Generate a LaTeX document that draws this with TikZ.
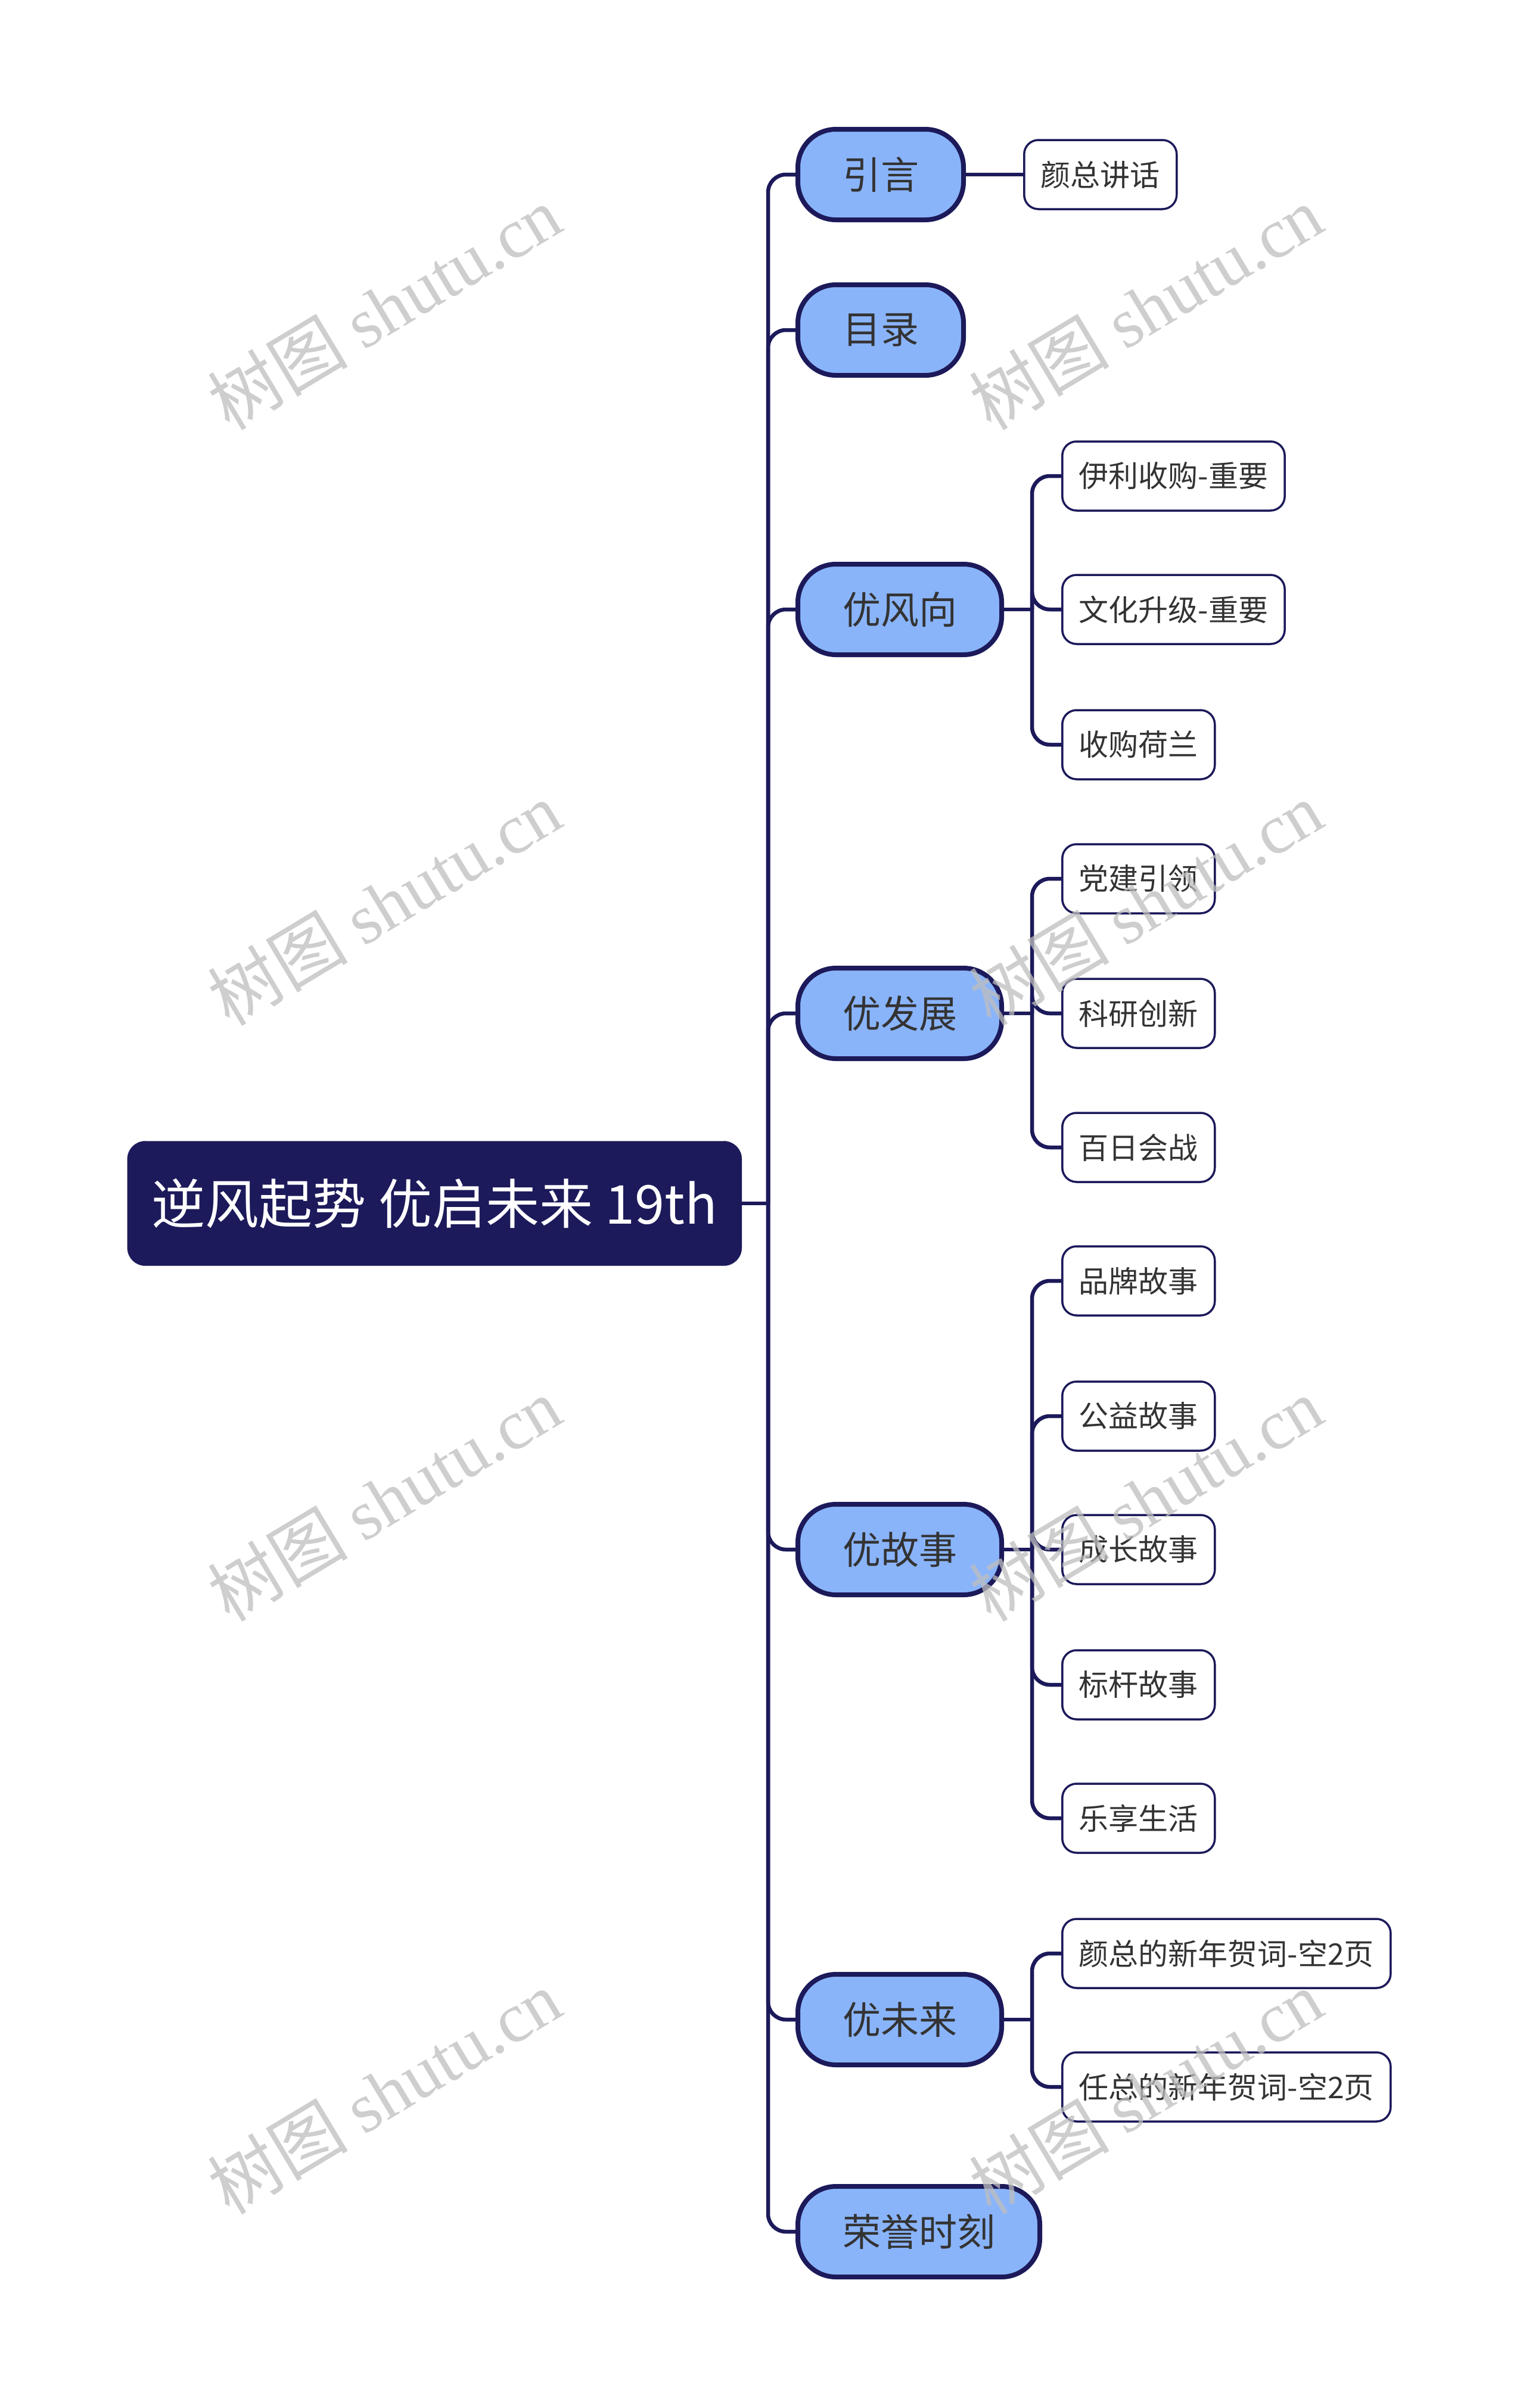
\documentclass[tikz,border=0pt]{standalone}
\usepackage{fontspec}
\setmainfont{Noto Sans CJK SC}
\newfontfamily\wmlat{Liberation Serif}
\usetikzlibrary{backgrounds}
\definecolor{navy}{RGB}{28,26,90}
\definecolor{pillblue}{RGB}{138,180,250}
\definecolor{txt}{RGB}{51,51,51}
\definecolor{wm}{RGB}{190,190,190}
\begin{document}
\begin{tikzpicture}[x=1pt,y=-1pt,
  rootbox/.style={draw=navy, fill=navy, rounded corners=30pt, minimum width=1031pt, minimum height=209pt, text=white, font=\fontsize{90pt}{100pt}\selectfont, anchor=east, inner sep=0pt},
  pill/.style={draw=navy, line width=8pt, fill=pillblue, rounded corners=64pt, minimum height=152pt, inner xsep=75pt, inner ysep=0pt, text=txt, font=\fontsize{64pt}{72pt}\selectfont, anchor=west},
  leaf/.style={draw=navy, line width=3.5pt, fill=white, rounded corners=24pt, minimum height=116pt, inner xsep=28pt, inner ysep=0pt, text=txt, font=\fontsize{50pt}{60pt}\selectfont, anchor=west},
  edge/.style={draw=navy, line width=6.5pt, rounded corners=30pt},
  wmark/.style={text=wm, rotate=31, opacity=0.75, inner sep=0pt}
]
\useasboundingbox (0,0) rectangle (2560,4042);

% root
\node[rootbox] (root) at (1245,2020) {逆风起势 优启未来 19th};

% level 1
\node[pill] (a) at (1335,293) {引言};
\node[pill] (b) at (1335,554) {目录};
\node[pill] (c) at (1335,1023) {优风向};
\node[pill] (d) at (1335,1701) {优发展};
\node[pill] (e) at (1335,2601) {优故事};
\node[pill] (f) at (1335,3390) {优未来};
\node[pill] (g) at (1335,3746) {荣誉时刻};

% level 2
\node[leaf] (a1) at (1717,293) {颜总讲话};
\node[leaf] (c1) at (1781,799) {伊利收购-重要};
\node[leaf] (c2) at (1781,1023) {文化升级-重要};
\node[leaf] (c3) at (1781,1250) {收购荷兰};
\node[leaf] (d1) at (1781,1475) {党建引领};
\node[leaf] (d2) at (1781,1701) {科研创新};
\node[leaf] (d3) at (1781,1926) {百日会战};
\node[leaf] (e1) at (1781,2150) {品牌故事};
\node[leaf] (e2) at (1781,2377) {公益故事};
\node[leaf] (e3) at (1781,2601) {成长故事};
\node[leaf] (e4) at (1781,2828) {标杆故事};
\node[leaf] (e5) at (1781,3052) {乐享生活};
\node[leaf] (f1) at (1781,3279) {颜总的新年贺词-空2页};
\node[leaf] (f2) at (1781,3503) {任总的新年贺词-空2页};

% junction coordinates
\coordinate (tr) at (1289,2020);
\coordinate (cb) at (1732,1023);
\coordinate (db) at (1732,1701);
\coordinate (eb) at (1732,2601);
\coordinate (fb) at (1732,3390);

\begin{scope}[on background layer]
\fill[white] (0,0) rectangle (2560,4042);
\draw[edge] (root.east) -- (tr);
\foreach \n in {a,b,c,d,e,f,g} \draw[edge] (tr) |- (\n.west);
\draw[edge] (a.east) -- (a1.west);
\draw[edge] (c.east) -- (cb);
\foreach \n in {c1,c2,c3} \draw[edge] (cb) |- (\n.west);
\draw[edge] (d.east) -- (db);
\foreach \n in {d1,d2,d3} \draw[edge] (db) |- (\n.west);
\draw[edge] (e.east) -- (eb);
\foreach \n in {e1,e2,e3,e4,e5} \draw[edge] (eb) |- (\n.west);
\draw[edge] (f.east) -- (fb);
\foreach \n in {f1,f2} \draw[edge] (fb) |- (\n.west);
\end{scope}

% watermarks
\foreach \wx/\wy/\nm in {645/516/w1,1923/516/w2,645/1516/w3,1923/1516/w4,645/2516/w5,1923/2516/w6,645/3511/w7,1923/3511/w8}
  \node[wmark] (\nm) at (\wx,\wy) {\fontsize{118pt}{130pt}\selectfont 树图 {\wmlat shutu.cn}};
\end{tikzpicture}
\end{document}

——

» **TASK**
Print the full listing exactly, dropping the pictures.

» **RESULT FOR THIS EXERCISE**
Generate a LaTeX document that draws this with TikZ.
\documentclass[tikz,border=0pt]{standalone}
\usepackage{fontspec}
\setmainfont{Noto Sans CJK SC}
\newfontfamily\wmlat{Liberation Serif}
\usetikzlibrary{backgrounds}
\definecolor{navy}{RGB}{28,26,90}
\definecolor{pillblue}{RGB}{138,180,250}
\definecolor{txt}{RGB}{51,51,51}
\definecolor{wm}{RGB}{190,190,190}
\begin{document}
\begin{tikzpicture}[x=1pt,y=-1pt,
  rootbox/.style={draw=navy, fill=navy, rounded corners=30pt, minimum width=1031pt, minimum height=209pt, text=white, font=\fontsize{90pt}{100pt}\selectfont, anchor=east, inner sep=0pt},
  pill/.style={draw=navy, line width=8pt, fill=pillblue, rounded corners=64pt, minimum height=152pt, inner xsep=75pt, inner ysep=0pt, text=txt, font=\fontsize{64pt}{72pt}\selectfont, anchor=west},
  leaf/.style={draw=navy, line width=3.5pt, fill=white, rounded corners=24pt, minimum height=116pt, inner xsep=28pt, inner ysep=0pt, text=txt, font=\fontsize{50pt}{60pt}\selectfont, anchor=west},
  edge/.style={draw=navy, line width=6.5pt, rounded corners=30pt},
  wmark/.style={text=wm, rotate=31, opacity=0.75, inner sep=0pt}
]
\useasboundingbox (0,0) rectangle (2560,4042);

% root
\node[rootbox] (root) at (1245,2020) {逆风起势 优启未来 19th};

% level 1
\node[pill] (a) at (1335,293) {引言};
\node[pill] (b) at (1335,554) {目录};
\node[pill] (c) at (1335,1023) {优风向};
\node[pill] (d) at (1335,1701) {优发展};
\node[pill] (e) at (1335,2601) {优故事};
\node[pill] (f) at (1335,3390) {优未来};
\node[pill] (g) at (1335,3746) {荣誉时刻};

% level 2
\node[leaf] (a1) at (1717,293) {颜总讲话};
\node[leaf] (c1) at (1781,799) {伊利收购-重要};
\node[leaf] (c2) at (1781,1023) {文化升级-重要};
\node[leaf] (c3) at (1781,1250) {收购荷兰};
\node[leaf] (d1) at (1781,1475) {党建引领};
\node[leaf] (d2) at (1781,1701) {科研创新};
\node[leaf] (d3) at (1781,1926) {百日会战};
\node[leaf] (e1) at (1781,2150) {品牌故事};
\node[leaf] (e2) at (1781,2377) {公益故事};
\node[leaf] (e3) at (1781,2601) {成长故事};
\node[leaf] (e4) at (1781,2828) {标杆故事};
\node[leaf] (e5) at (1781,3052) {乐享生活};
\node[leaf] (f1) at (1781,3279) {颜总的新年贺词-空2页};
\node[leaf] (f2) at (1781,3503) {任总的新年贺词-空2页};

% junction coordinates
\coordinate (tr) at (1289,2020);
\coordinate (cb) at (1732,1023);
\coordinate (db) at (1732,1701);
\coordinate (eb) at (1732,2601);
\coordinate (fb) at (1732,3390);

\begin{scope}[on background layer]
\fill[white] (0,0) rectangle (2560,4042);
\draw[edge] (root.east) -- (tr);
\foreach \n in {a,b,c,d,e,f,g} \draw[edge] (tr) |- (\n.west);
\draw[edge] (a.east) -- (a1.west);
\draw[edge] (c.east) -- (cb);
\foreach \n in {c1,c2,c3} \draw[edge] (cb) |- (\n.west);
\draw[edge] (d.east) -- (db);
\foreach \n in {d1,d2,d3} \draw[edge] (db) |- (\n.west);
\draw[edge] (e.east) -- (eb);
\foreach \n in {e1,e2,e3,e4,e5} \draw[edge] (eb) |- (\n.west);
\draw[edge] (f.east) -- (fb);
\foreach \n in {f1,f2} \draw[edge] (fb) |- (\n.west);
\end{scope}

% watermarks
\foreach \wx/\wy/\nm in {645/516/w1,1923/516/w2,645/1516/w3,1923/1516/w4,645/2516/w5,1923/2516/w6,645/3511/w7,1923/3511/w8}
  \node[wmark] (\nm) at (\wx,\wy) {\fontsize{118pt}{130pt}\selectfont 树图 {\wmlat shutu.cn}};
\end{tikzpicture}
\end{document}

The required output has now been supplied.